El pianista
Mi compañero de página, y sin embargo amigo, Ricardo Cantalapiedra escribía el otro día en este periódico uno de los más bellos obituarios que recuerdo haber leído, Espérame en el cielo lo titulaba, como el bolero, y se lo dedicaba a César Martínez, el viejo pianista del Avión, que acababa de morir prácticamente solo en la residencia de ancianos en que vivía tras una vida entera dedicada a amenizar con su piano las noches de Madrid y, significativarnente, tan sólo días después de que cerrara precisamente el club en el que había tocado noche tras noche durante los últimos 30 años de su vida.Yo apenas lo conocí. Recuerdo haber caído alguna vez por el Avión, hace ya muchos años, cuando llegué a Madrid, pero recuerdo su silueta solitaria y callada sentada ante el piano y envuelta por el humo del cigarro que siempre tenía en los labios, con esa fuerza extraña que solamente tienen las imágenes que, sin saber muy bien por qué, pasaron a formar parte de nuestra propia vida. Porque no necesariamente la cosas o las personas que más cerca tenemos de nosotros son los que más huella dejan en nuestra alma; a veces es lo efímero, lo que apenas sentimos, o conocemos, o amamos, lo que se prende con más fuerza en nuestra memoría y lo que nos acompaña mientras vivimos. Por eso, el otro día, cuando lo he vuelto a ver, mirando hacia la cámara y de espaldas al piano ante el que el viejo César seguirá siempre sentado mientras exista esa fotografía, he sentido una extraña nostalgia; extraña porque no me corresponde y porque no debería sentirla. Al fin y al cabo, César no fue mi amigo.

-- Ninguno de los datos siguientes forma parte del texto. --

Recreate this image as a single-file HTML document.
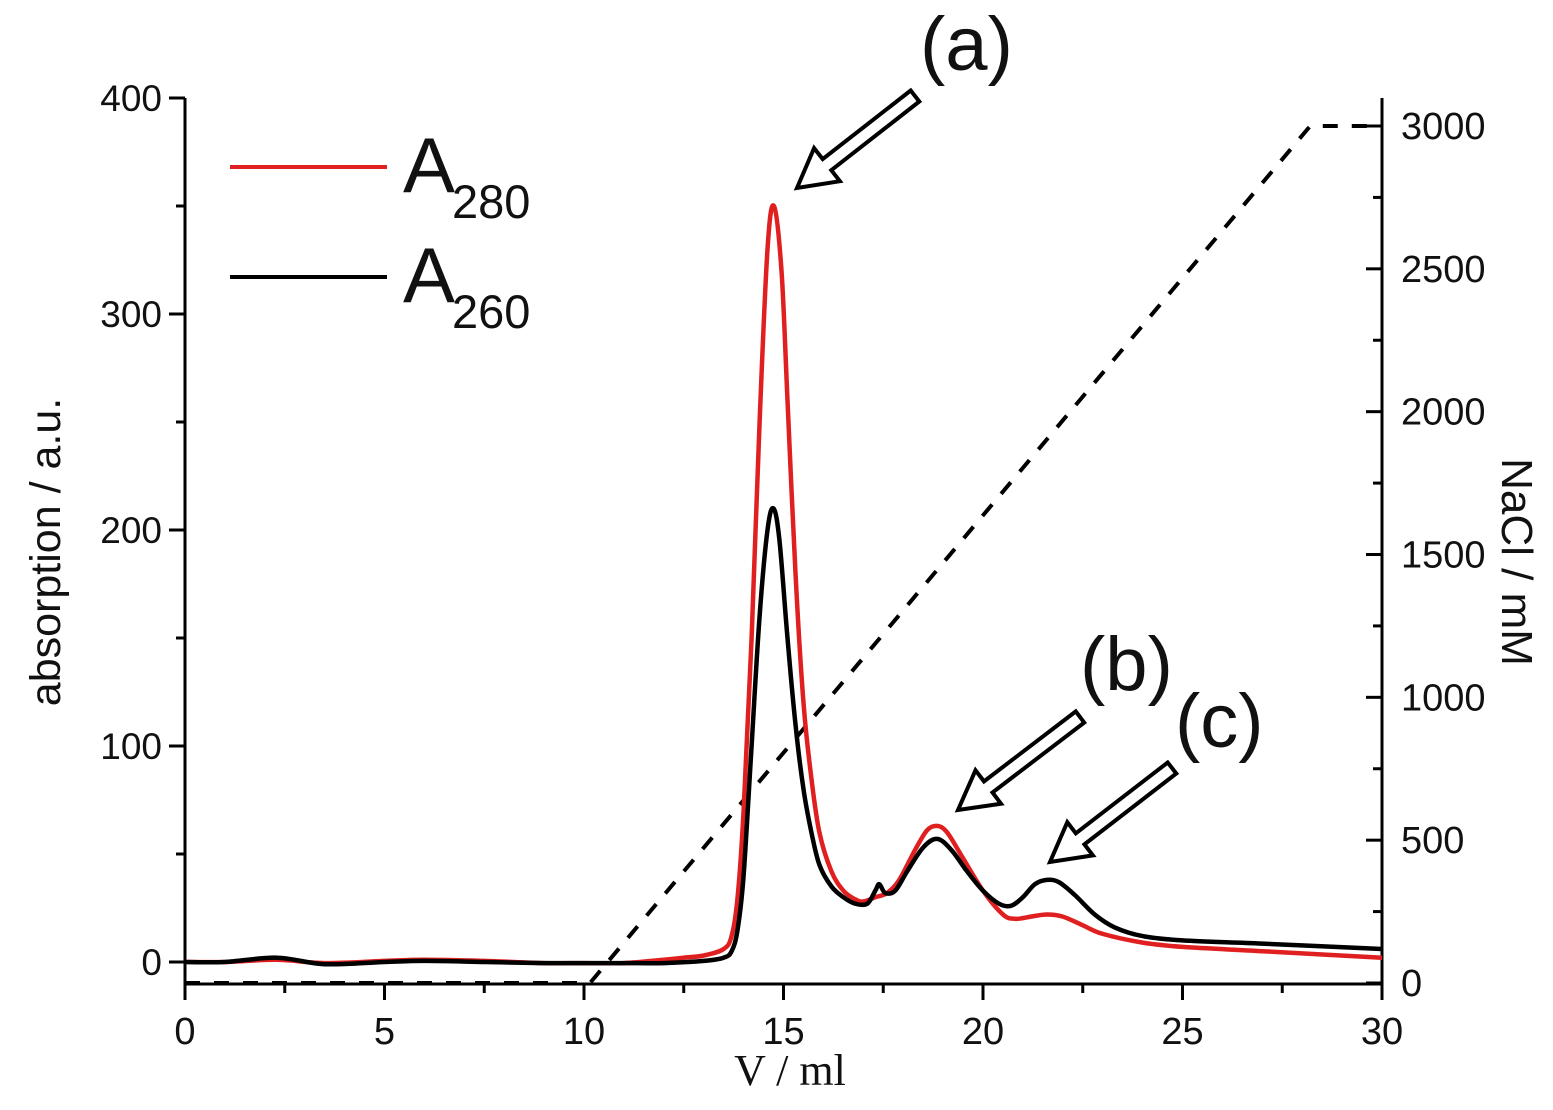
<!DOCTYPE html>
<html><head><meta charset="utf-8"><style>
html,body{margin:0;padding:0;background:#fff;}
svg{display:block;font-family:"Liberation Sans",sans-serif;}
</style></head><body>
<svg id="chart" width="1553" height="1110" viewBox="0 0 1553 1110" xmlns="http://www.w3.org/2000/svg"></svg>
<script>
const vols280 = [0,1,2.3,3.5,5,6,7.5,9,10,11,12,12.5,13,13.5,13.7,13.85,14.0,14.2,14.4,14.6,14.76,14.95,15.1,15.3,15.5,15.7,15.9,16.2,16.5,16.8,17.0,17.3,17.6,17.9,18.3,18.6,18.85,19.1,19.5,20.0,20.5,20.8,21.2,21.6,22.0,22.5,23,24,25,27,30];
const a280 = [0,0,1,-0.5,0.5,1,0.5,-0.5,-0.5,-0.5,1,2,3,6,12,30,70,150,250,330,350,320,260,180,120,85,60,42,33,29,28,30,32,38,52,61,63,60,48,33,22,20,21,22,21,17,13,9,7,5,2];
const vols260 = [0,1,2.3,3.5,5,6,7.5,9,10,11,12,13,13.5,13.7,13.85,14.0,14.2,14.4,14.6,14.75,14.9,15.1,15.3,15.5,15.7,15.9,16.2,16.5,16.8,17.1,17.3,17.4,17.55,17.8,18.1,18.5,18.85,19.2,19.6,20.0,20.4,20.7,21.0,21.3,21.6,21.9,22.3,22.8,23.3,24,25,27,30];
const a260 = [0,0,2,-1,0,0.5,0,-0.5,-0.5,-0.5,-0.5,0.5,2,5,15,40,100,160,200,210,195,150,110,80,60,45,35,30,27,27,33,36,32,33,42,53,57,52,42,33,27,26,30,36,38,37,31,22,16,12,10,8.5,6];
const naclVol = [0,10.15,28.2,30];
const naclConc = [0,0,3000,3000];
const xTicks = [0,5,10,15,20,25,30];
const yTicks = [0,100,200,300,400];
const y2Ticks = [0,500,1000,1500,2000,2500,3000];

const NS="http://www.w3.org/2000/svg";
const svg=document.getElementById('chart');
const X0=185,X1=1382;
const xs=v=>X0+(v/30)*(X1-X0);
const ys=a=>962-a*2.16;
const y2s=c=>983-c*(983-126)/3000;
const AXB=984, AXT=98;
function el(tag,attrs,parent){const e=document.createElementNS(NS,tag);for(const k in attrs)e.setAttribute(k,attrs[k]);(parent||svg).appendChild(e);return e;}
function txt(s,attrs){const e=el('text',attrs);e.textContent=s;return e;}

let ax=el('line',{x1:X0,y1:AXT,x2:X0,y2:AXB,stroke:'#000','stroke-width':3});


ax=el('line',{x1:X1,y1:AXT,x2:X1,y2:AXB,stroke:'#000','stroke-width':3});


ax=el('line',{x1:X0-1,y1:AXB,x2:X1+1,y2:AXB,stroke:'#000','stroke-width':3});



for(let v=0;v<=30;v+=2.5){const maj=v%5===0;el('line',{x1:xs(v),x2:xs(v),y1:AXB,y2:AXB+(maj?16:9),stroke:'#000','stroke-width':3});}
xTicks.forEach(v=>{const t=txt(String(v),{x:xs(v),y:1044,'font-size':38,'text-anchor':'middle',fill:'#111'});

});
for(let a=0;a<=400;a+=50){const maj=a%100===0;el('line',{x1:X0,x2:X0-(maj?16:9),y1:ys(a),y2:ys(a),stroke:'#000','stroke-width':3});}
yTicks.forEach(a=>{const t=txt(String(a),{x:162,y:ys(a)+13,'font-size':37,'text-anchor':'end',fill:'#111'});

});
for(let c=0;c<=3000;c+=250){const maj=c%500===0;el('line',{x1:X1,x2:X1-(maj?16:9),y1:y2s(c),y2:y2s(c),stroke:'#000','stroke-width':3});}
y2Ticks.forEach(c=>{const t=txt(String(c),{x:1401,y:y2s(c)+13,'font-size':38,'text-anchor':'start',fill:'#111'});

});

let t=txt('V / ml',{x:790,y:1085,'font-size':44,'text-anchor':'middle','font-family':'"Liberation Serif",serif',fill:'#111'});


t=txt('absorption / a.u.',{x:0,y:0,'font-size':43,'text-anchor':'middle',fill:'#111',transform:'translate(60,552) rotate(-90)'});


t=txt('NaCl / mM',{x:0,y:0,'font-size':44,'text-anchor':'middle',fill:'#111',transform:'translate(1502,562) rotate(90)'});



function path(vx,vy,sx,sy){return vx.map((v,i)=>(i?'L':'M')+sx(v).toFixed(1)+','+sy(vy[i]).toFixed(1)).join(' ');}
function smooth(vx,vy,sx,sy){
  const P=vx.map((v,i)=>[sx(v),sy(vy[i])]);
  let d='M'+P[0][0].toFixed(1)+','+P[0][1].toFixed(1);
  for(let i=0;i<P.length-1;i++){
    const p0=P[Math.max(0,i-1)],p1=P[i],p2=P[i+1],p3=P[Math.min(P.length-1,i+2)];
    const c1=[p1[0]+(p2[0]-p0[0])/6,p1[1]+(p2[1]-p0[1])/6];
    const c2=[p2[0]-(p3[0]-p1[0])/6,p2[1]-(p3[1]-p1[1])/6];
    d+=' C'+c1[0].toFixed(1)+','+c1[1].toFixed(1)+' '+c2[0].toFixed(1)+','+c2[1].toFixed(1)+' '+p2[0].toFixed(1)+','+p2[1].toFixed(1);
  }
  return d;
}
let p=el('path',{d:path(naclVol,naclConc,xs,y2s),fill:'none',stroke:'#000','stroke-width':4,'stroke-dasharray':'15 14'});


p=el('path',{d:smooth(vols280,a280,xs,ys),fill:'none',stroke:'#e02020','stroke-width':4.5,'stroke-linejoin':'round'});


p=el('path',{d:smooth(vols260,a260,xs,ys),fill:'none',stroke:'#000','stroke-width':4.5,'stroke-linejoin':'round'});



let l=el('line',{x1:230,x2:387,y1:167,y2:167,stroke:'#e02020','stroke-width':4});


l=el('line',{x1:230,x2:387,y1:277,y2:277,stroke:'#000','stroke-width':4});


t=txt('A',{x:403,y:192,'font-size':78,fill:'#111'});


txt('280',{x:452,y:218,'font-size':47,fill:'#111'});
t=txt('A',{x:403,y:302,'font-size':78,fill:'#111'});


txt('260',{x:452,y:328,'font-size':47,fill:'#111'});

function arrow(tx,ty,px,py,name){
  const dx=px-tx,dy=py-ty,L=Math.hypot(dx,dy),ux=dx/L,uy=dy/L,nx=-uy,ny=ux;
  const sw=7,hw=21,hl=38;
  const bx=px-ux*hl,by=py-uy*hl;
  const pts=[[tx+nx*sw,ty+ny*sw],[bx+nx*sw,by+ny*sw],[bx+nx*hw,by+ny*hw],[px,py],[bx-nx*hw,by-ny*hw],[bx-nx*sw,by-ny*sw],[tx-nx*sw,ty-ny*sw]];
  const a=el('polygon',{points:pts.map(q=>q[0].toFixed(1)+','+q[1].toFixed(1)).join(' '),fill:'#fff',stroke:'#000','stroke-width':4,'stroke-linejoin':'miter'});
  
  
}
arrow(915,96,797,188,'arrow-a');
arrow(1080,717,958,810,'arrow-b');
arrow(1172,768,1050,862,'arrow-c');
t=txt('(a)',{x:920,y:70,'font-size':76,fill:'#111'});


t=txt('(b)',{x:1080,y:690,'font-size':76,fill:'#111'});


t=txt('(c)',{x:1175,y:747,'font-size':76,fill:'#111'});


</script>
</body></html>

Y sin embargo, la siento. Seguramente porque en el viejo César, el pianista del Avión Club, estoy viendo a todos los pianistas, a todos esos músicos silenciosos y anónimos que le pusieron eco a mis sueños y que alegraron o entristecieron mis noches de juventud y que un día hicieron mutis por el foro, sin hacer ruido, sin reverencias, con la elegancia y la discreción con la que vivieron siempre y con la satisfacción callada de quien sabe que ha cumplido su papel. Cada uno de ellos se llevó un jirón de mi vida, me dejó un poco más solo y menos joven y me empujó hacia el presente sin compasión, aunque cuando se fueron ni siquiera me diera cuenta de que con cada pianista que muere se muere Dios.